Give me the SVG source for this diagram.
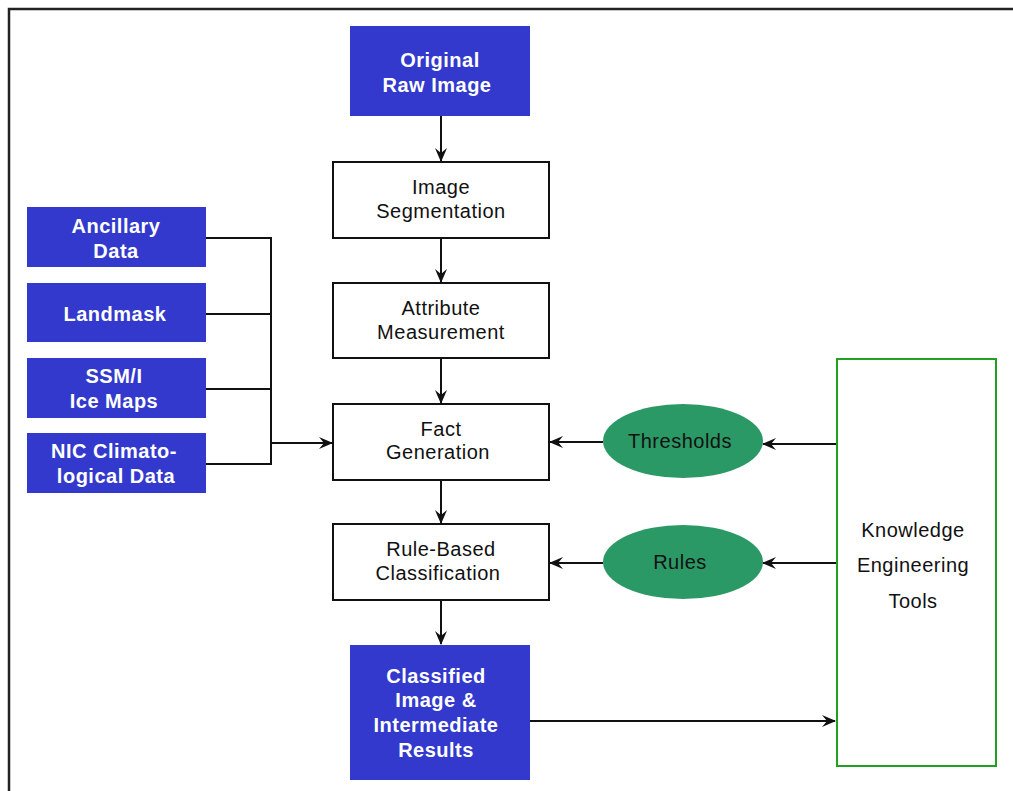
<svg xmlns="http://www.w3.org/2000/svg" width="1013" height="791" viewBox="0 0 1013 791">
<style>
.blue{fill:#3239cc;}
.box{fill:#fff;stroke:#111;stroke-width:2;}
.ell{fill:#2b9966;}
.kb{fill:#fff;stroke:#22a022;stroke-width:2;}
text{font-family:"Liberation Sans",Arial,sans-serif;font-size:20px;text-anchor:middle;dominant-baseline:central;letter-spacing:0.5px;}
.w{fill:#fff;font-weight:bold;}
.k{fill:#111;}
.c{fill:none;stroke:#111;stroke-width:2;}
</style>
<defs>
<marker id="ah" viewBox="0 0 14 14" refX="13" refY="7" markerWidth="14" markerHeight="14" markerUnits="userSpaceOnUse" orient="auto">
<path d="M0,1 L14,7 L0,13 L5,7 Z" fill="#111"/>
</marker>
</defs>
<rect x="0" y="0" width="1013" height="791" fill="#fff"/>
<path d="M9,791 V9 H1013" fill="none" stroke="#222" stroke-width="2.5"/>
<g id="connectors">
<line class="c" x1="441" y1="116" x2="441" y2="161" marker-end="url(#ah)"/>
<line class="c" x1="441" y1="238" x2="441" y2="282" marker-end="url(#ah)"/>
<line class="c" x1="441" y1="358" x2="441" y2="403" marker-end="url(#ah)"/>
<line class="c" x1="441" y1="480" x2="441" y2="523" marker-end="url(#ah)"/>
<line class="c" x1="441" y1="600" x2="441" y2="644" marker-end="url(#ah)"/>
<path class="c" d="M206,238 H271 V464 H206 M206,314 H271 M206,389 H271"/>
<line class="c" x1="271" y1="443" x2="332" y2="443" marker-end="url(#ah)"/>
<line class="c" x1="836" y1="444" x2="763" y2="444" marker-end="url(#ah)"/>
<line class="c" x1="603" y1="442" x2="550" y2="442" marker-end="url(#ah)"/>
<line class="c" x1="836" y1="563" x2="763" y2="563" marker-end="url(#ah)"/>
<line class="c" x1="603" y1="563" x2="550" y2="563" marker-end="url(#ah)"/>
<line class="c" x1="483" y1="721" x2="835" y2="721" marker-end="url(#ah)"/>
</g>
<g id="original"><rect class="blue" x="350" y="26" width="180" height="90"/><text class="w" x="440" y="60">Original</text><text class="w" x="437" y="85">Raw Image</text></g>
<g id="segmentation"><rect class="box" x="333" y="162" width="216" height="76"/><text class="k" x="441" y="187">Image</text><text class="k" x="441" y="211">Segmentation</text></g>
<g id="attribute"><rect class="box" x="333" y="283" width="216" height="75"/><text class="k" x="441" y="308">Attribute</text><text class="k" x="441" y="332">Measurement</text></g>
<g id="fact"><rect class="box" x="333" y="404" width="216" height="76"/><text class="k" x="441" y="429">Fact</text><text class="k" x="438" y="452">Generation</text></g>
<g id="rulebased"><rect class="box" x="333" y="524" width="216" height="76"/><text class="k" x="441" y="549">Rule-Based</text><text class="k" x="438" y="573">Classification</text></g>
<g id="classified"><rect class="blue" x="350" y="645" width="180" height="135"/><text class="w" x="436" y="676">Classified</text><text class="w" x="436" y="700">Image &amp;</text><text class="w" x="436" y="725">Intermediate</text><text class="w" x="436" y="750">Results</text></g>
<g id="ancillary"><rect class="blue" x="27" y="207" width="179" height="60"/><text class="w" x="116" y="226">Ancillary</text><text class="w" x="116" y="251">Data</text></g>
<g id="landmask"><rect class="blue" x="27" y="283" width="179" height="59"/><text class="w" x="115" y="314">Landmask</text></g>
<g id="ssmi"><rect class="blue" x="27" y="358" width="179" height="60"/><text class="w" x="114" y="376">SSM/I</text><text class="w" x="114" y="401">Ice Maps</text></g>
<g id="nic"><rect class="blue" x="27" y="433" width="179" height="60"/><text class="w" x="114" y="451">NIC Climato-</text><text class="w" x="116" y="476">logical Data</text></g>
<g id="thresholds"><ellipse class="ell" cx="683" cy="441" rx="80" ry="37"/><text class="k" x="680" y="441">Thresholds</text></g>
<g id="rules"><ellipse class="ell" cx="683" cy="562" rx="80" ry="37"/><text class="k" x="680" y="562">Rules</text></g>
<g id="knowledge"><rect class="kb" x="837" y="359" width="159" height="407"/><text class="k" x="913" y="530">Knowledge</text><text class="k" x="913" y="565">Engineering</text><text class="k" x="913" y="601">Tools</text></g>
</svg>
- - - - - - -
● Directions for this task
From the data above, write out everything exactly except the pictures.

● Output for this exercise
Give me the SVG source for this diagram.
<svg xmlns="http://www.w3.org/2000/svg" width="1013" height="791" viewBox="0 0 1013 791">
<style>
.blue{fill:#3239cc;}
.box{fill:#fff;stroke:#111;stroke-width:2;}
.ell{fill:#2b9966;}
.kb{fill:#fff;stroke:#22a022;stroke-width:2;}
text{font-family:"Liberation Sans",Arial,sans-serif;font-size:20px;text-anchor:middle;dominant-baseline:central;letter-spacing:0.5px;}
.w{fill:#fff;font-weight:bold;}
.k{fill:#111;}
.c{fill:none;stroke:#111;stroke-width:2;}
</style>
<defs>
<marker id="ah" viewBox="0 0 14 14" refX="13" refY="7" markerWidth="14" markerHeight="14" markerUnits="userSpaceOnUse" orient="auto">
<path d="M0,1 L14,7 L0,13 L5,7 Z" fill="#111"/>
</marker>
</defs>
<rect x="0" y="0" width="1013" height="791" fill="#fff"/>
<path d="M9,791 V9 H1013" fill="none" stroke="#222" stroke-width="2.5"/>
<g id="connectors">
<line class="c" x1="441" y1="116" x2="441" y2="161" marker-end="url(#ah)"/>
<line class="c" x1="441" y1="238" x2="441" y2="282" marker-end="url(#ah)"/>
<line class="c" x1="441" y1="358" x2="441" y2="403" marker-end="url(#ah)"/>
<line class="c" x1="441" y1="480" x2="441" y2="523" marker-end="url(#ah)"/>
<line class="c" x1="441" y1="600" x2="441" y2="644" marker-end="url(#ah)"/>
<path class="c" d="M206,238 H271 V464 H206 M206,314 H271 M206,389 H271"/>
<line class="c" x1="271" y1="443" x2="332" y2="443" marker-end="url(#ah)"/>
<line class="c" x1="836" y1="444" x2="763" y2="444" marker-end="url(#ah)"/>
<line class="c" x1="603" y1="442" x2="550" y2="442" marker-end="url(#ah)"/>
<line class="c" x1="836" y1="563" x2="763" y2="563" marker-end="url(#ah)"/>
<line class="c" x1="603" y1="563" x2="550" y2="563" marker-end="url(#ah)"/>
<line class="c" x1="483" y1="721" x2="835" y2="721" marker-end="url(#ah)"/>
</g>
<g id="original"><rect class="blue" x="350" y="26" width="180" height="90"/><text class="w" x="440" y="60">Original</text><text class="w" x="437" y="85">Raw Image</text></g>
<g id="segmentation"><rect class="box" x="333" y="162" width="216" height="76"/><text class="k" x="441" y="187">Image</text><text class="k" x="441" y="211">Segmentation</text></g>
<g id="attribute"><rect class="box" x="333" y="283" width="216" height="75"/><text class="k" x="441" y="308">Attribute</text><text class="k" x="441" y="332">Measurement</text></g>
<g id="fact"><rect class="box" x="333" y="404" width="216" height="76"/><text class="k" x="441" y="429">Fact</text><text class="k" x="438" y="452">Generation</text></g>
<g id="rulebased"><rect class="box" x="333" y="524" width="216" height="76"/><text class="k" x="441" y="549">Rule-Based</text><text class="k" x="438" y="573">Classification</text></g>
<g id="classified"><rect class="blue" x="350" y="645" width="180" height="135"/><text class="w" x="436" y="676">Classified</text><text class="w" x="436" y="700">Image &amp;</text><text class="w" x="436" y="725">Intermediate</text><text class="w" x="436" y="750">Results</text></g>
<g id="ancillary"><rect class="blue" x="27" y="207" width="179" height="60"/><text class="w" x="116" y="226">Ancillary</text><text class="w" x="116" y="251">Data</text></g>
<g id="landmask"><rect class="blue" x="27" y="283" width="179" height="59"/><text class="w" x="115" y="314">Landmask</text></g>
<g id="ssmi"><rect class="blue" x="27" y="358" width="179" height="60"/><text class="w" x="114" y="376">SSM/I</text><text class="w" x="114" y="401">Ice Maps</text></g>
<g id="nic"><rect class="blue" x="27" y="433" width="179" height="60"/><text class="w" x="114" y="451">NIC Climato-</text><text class="w" x="116" y="476">logical Data</text></g>
<g id="thresholds"><ellipse class="ell" cx="683" cy="441" rx="80" ry="37"/><text class="k" x="680" y="441">Thresholds</text></g>
<g id="rules"><ellipse class="ell" cx="683" cy="562" rx="80" ry="37"/><text class="k" x="680" y="562">Rules</text></g>
<g id="knowledge"><rect class="kb" x="837" y="359" width="159" height="407"/><text class="k" x="913" y="530">Knowledge</text><text class="k" x="913" y="565">Engineering</text><text class="k" x="913" y="601">Tools</text></g>
</svg>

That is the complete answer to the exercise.